Monday, April 21, 2014

Earth Day: New books on climate, energy

(from usatoday.com
by Wendy Koch)


In Montana, Glacier National Park's majestic peaks once held 150 glaciers. Now, only 25 survive.

Steadily rising temperatures could mean the extinction of all its glaciers by 2020, according to climate scientist Dan Fagre whose research is chronicled in The Melting World: A Journey Across America's Vanishing Glaciers. (St. Martin's Press)

Author Christopher White recounts what he and Fagre find during four years of climbing its peaks -- runaway forest fires, declining trout streams and endangered lynx. They say Montana is hardly unique as mountain glaciers, which can provide more than 50% of freshwater needs, are also starting to disappear in the Alps, Andes, Cascades, Rockies and Himalayas.

Their tale is one of several new books that warn of the dire impacts of climate change -- a dominant theme among 10 environmental reads selected by USA TODAY to mark the nation's 44th Earth Day on Tuesday. Others look at revolutionary changes in the U.S. energy sector such as the fracking boom and the Texas wind rush, some of which may help curb global warming.

There's also the intriguing story of how humans first risked their lives to go skyward. A history of ballooning,Falling Upwards: How We Took to the Air(Pantheon) tells how high-altitude flights -- as much as seven miles without oxygen -- helped establish the modern science of meteorology. It recounts how balloons were used by General George Custer to observe battle during the American Civil War and by American entrepreneur John Wise to make the first official airmail delivery run for the U.S. Post Office in 1859.

"They provide unexpected visions of the earth beneath," writes Richard Holmes, professor at the University of East Anglia and also author of the best-selling The Age of Wonder. "There is some haunting analogy between the silken skin of a balloon....and the thin atmospheric skin of our whole, beautiful planet as it floats in space."

Here's a round-up of other notablebooks published within the past year:

--The Frackers: The Outrageous Inside Story of the New Billionaire Wildcatters,(Portfolio/Penguin) by Gregory Zuckerman looks not only at how the shale boom has slashed U.S. dependence on energy imports but also at the virulent environmental opposition it has triggered.

-The Boom: How Fracking Ignited the American Energy Revolution and Changed the World, (Simon & Shuster) covers similar ground. Author Russell Gold, energy reporter for the Wall Street Journal, says the 100 wells that are fracked each day in the U.S. have started to change geopolitics and global energy markets, posing both a threat and asset to the environment.

--Renewable: The World-Changing Power of Alternative Energy (St. Martin's Press) explores the most promising technologies for producing cleaner energy. Science journalist Jeremy Shere travels from coast to coast, stopping at a solar farm at Denver's airport, wind farms in Texas and a tidal energy project in Manhattan's East River.

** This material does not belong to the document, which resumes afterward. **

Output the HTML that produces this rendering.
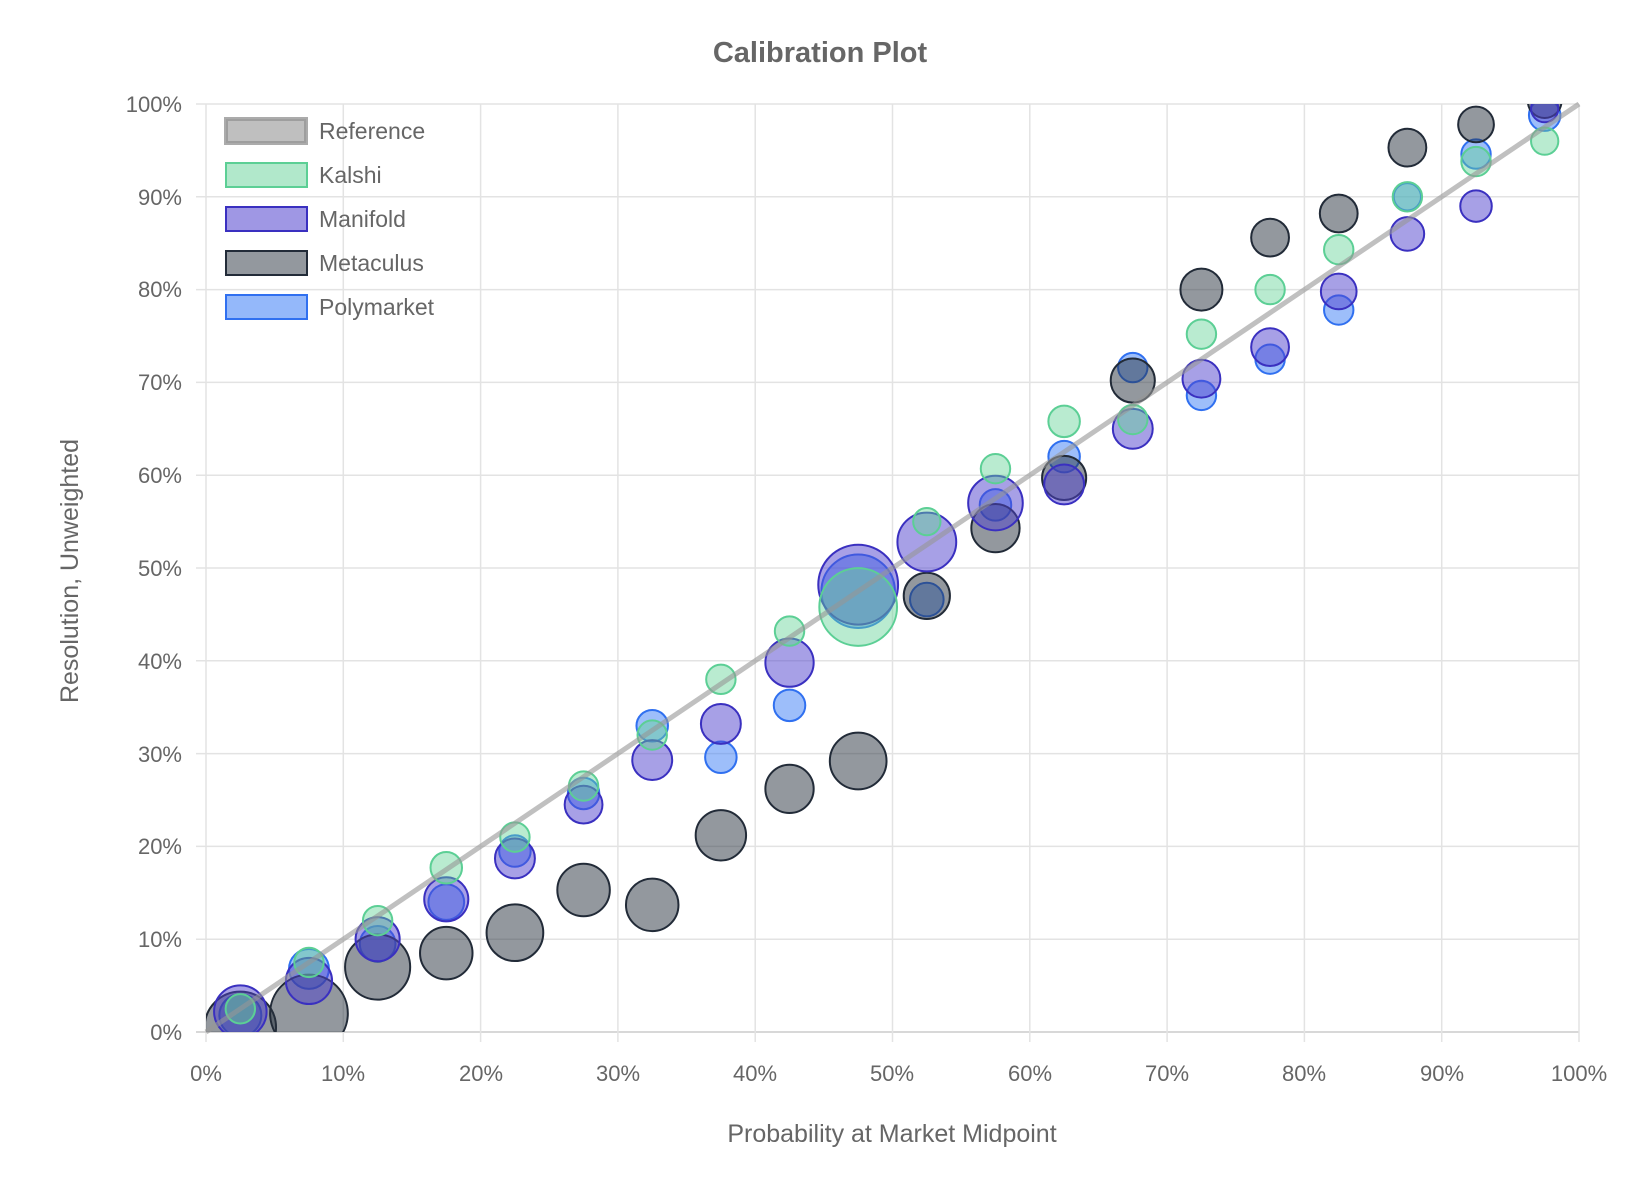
<!DOCTYPE html>
<html><head><meta charset="utf-8"><style>
html,body{margin:0;padding:0;background:#fff;}
svg{display:block;font-family:"Liberation Sans",sans-serif;}
</style></head><body>
<svg id="s" width="1640" height="1204" viewBox="0 0 1640 1204">
<defs><clipPath id="cp"><rect x="206" y="104" width="1373" height="928"/></clipPath></defs>
<text x="820" y="62" text-anchor="middle" font-size="29" font-weight="bold" fill="#666">Calibration Plot</text>
<g id="grid" stroke="#e3e3e3" stroke-width="1.5"></g>
<g id="pts" clip-path="url(#cp)"></g>
<line x1="206" y1="1032" x2="1579" y2="104" stroke="rgba(150,150,150,0.6)" stroke-width="5"/>
<g font-size="22" fill="#666" text-anchor="end">
<text x="182" y="1040">0%</text><text x="182" y="947">10%</text><text x="182" y="854">20%</text><text x="182" y="762">30%</text><text x="182" y="669">40%</text><text x="182" y="576">50%</text><text x="182" y="483">60%</text><text x="182" y="390">70%</text><text x="182" y="297">80%</text><text x="182" y="205">90%</text><text x="182" y="112">100%</text>
</g>
<g font-size="22" fill="#666" text-anchor="middle">
<text x="206" y="1081">0%</text><text x="343" y="1081">10%</text><text x="481" y="1081">20%</text><text x="618" y="1081">30%</text><text x="755" y="1081">40%</text><text x="892" y="1081">50%</text><text x="1030" y="1081">60%</text><text x="1167" y="1081">70%</text><text x="1304" y="1081">80%</text><text x="1442" y="1081">90%</text><text x="1579" y="1081">100%</text>
</g>
<text x="892" y="1142" text-anchor="middle" font-size="25" fill="#666">Probability at Market Midpoint</text>
<text transform="translate(78,571) rotate(-90)" text-anchor="middle" font-size="25" fill="#666">Resolution, Unweighted</text>
<g font-size="23" fill="#666">
<rect x="226" y="119" width="80" height="24" fill="rgba(170,170,170,0.75)" stroke="rgba(150,150,150,0.8)" stroke-width="4"/>
<text x="319" y="139">Reference</text>
<rect x="226" y="163" width="81" height="24" fill="rgba(99,210,151,0.5)" stroke="#5ccf95" stroke-width="2"/>
<text x="319" y="183">Kalshi</text>
<rect x="226" y="207" width="81" height="24" fill="rgba(80,65,205,0.55)" stroke="#3a30c0" stroke-width="2"/>
<text x="319" y="227">Manifold</text>
<rect x="226" y="251" width="81" height="24" fill="rgba(40,50,62,0.5)" stroke="#222b38" stroke-width="2"/>
<text x="319" y="271">Metaculus</text>
<rect x="226" y="295" width="81" height="24" fill="rgba(60,125,245,0.55)" stroke="#3070f0" stroke-width="2"/>
<text x="319" y="315">Polymarket</text>
</g>
</svg>
<script>
(function(){
var NS="http://www.w3.org/2000/svg";
var X=function(p){return 206+p*13.73;},Y=function(p){return 1032-p*9.28;};
var g=document.getElementById('grid');
for(var i=0;i<=10;i++){
 var l=document.createElementNS(NS,'line');l.setAttribute('x1',X(i*10));l.setAttribute('x2',X(i*10));l.setAttribute('y1',104);l.setAttribute('y2',1042);g.appendChild(l);
 var h=document.createElementNS(NS,'line');h.setAttribute('x1',196);h.setAttribute('x2',1579);h.setAttribute('y1',Y(i*10));h.setAttribute('y2',Y(i*10));if(i==0)h.setAttribute('stroke','#ccc');g.appendChild(h);
}
var xs=[2.5,7.5,12.5,17.5,22.5,27.5,32.5,37.5,42.5,47.5,52.5,57.5,62.5,67.5,72.5,77.5,82.5,87.5,92.5,97.5];
var poly=[[1.8,20],[6.8,19],[9.5,17],[14,17],[19.5,15],[25.7,15],[33,15],[29.6,15],[35.2,15],[47.5,35],[46.6,16],[56.8,15],[62,15],[71.6,14],[68.6,14],[72.5,14],[77.8,14],[90,13],[94.6,14],[98.8,15]];
var meta=[[0.5,34],[2,37],[7,31],[8.5,25],[10.7,27],[15.3,25],[13.7,25],[21.2,24],[26.2,23],[29.2,27],[47,22],[54.3,23],[59.7,21],[70.2,21],[80,20],[85.6,18],[88.2,18],[95.3,18],[97.8,17],[100.3,16]];
var mani=[[2.2,25],[5.5,22],[10,21],[14.3,21],[18.7,19],[24.5,18],[29.3,19],[33.2,19],[39.8,23],[48.2,38],[52.8,28],[57,26],[59,19],[65,19],[70.4,18],[73.8,18],[79.8,17],[86,16],[89,15],[99.5,13]];
var kal=[[2.5,14],[7.5,14],[12,14],[17.7,15],[21,14],[26.5,14],[32,14],[38,14],[43.2,14],[45.8,37],[55,13],[60.7,14],[65.8,15],[66,14],[75.2,14],[80,14],[84.3,14],[90,14],[93.8,14],[96,13]];
var sets=[[poly,'rgba(60,125,245,0.5)','#3070f0'],[meta,'rgba(40,50,62,0.5)','#222b38'],[mani,'rgba(80,65,205,0.5)','#3a30c0'],[kal,'rgba(99,210,151,0.45)','#5ccf95']];
var pg=document.getElementById('pts');
sets.forEach(function(s){s[0].forEach(function(d,i){
 var c=document.createElementNS(NS,'circle');c.setAttribute('cx',X(xs[i]));c.setAttribute('cy',Y(d[0]));c.setAttribute('r',d[1]*1.05);
 c.setAttribute('fill',s[1]);c.setAttribute('stroke',s[2]);c.setAttribute('stroke-width',2);pg.appendChild(c);});});
})();
</script>
</body></html>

--The Great Texas Wind Rush: How George Bush, Ann Richards and a Bunch of Tinkerers Helped the Oil and Gas State Win the Race to Wind Power (University of Texas Press) is the unlikely saga of the Lone Star State's rise as a U.S. wind power. Authors Kate Galbraith and Asher Price, both environmental journalists in Texas, explain how 300-foot-tall wind turbines have revitalized rundown towns.

--The Burning Question: We Can't Burn Half the World's Oil, Coal and Gas. So How Do We Quit? (Profile Books) looks at the policies, economics and technologies that will be needed to shift away from fossil fuels. Authors Mike Berners-Lee and Duncan Clark explain that saving energy is like squeezing a balloon: Cuts in one place lead to increases elsewhere. They argue tackling global warming will require the world to abandon energy reserves worth many trillions of dollars.

--Oil and Honey: The Education of an Unlikely Activist, (Times Books) is the story of how the author, Bill McKibben, went from writing best-selling books about nature to leading a grass-roots environmental movement against the controversial Keystone XL pipeline. McKibben's civil disobedience in front of the White House in summer 2011 landed him in handcuffs and behind bars.

--The Sixth Extinction: An Unnatural History (Henry Holt and Company) describes how humans have so altered the planet that they're facing the most devastating extinction since asteroids wiped out the dinosaurs. From her travels to four continents, author Elizabeth Kolbert, a New Yorker staff writer, introduces fascinating species -- some already gone -- including the Panamanian golden frog, the American mastodon, the great auk and the Sumatran rhino.

--Fevered: Why A Hotter Planet Will Hurt Our Health -- and How We Can Save Ourselves, (Rodale) says the effects will include higher rates of asthma, allergies, heat-stroke-related deaths and insect-carrying diseases such as dengue fever and West Nile virus. Author Linda Marsa, an investigative journalist, calls for a "medical Marshall Plan" to help us prepare for climate change.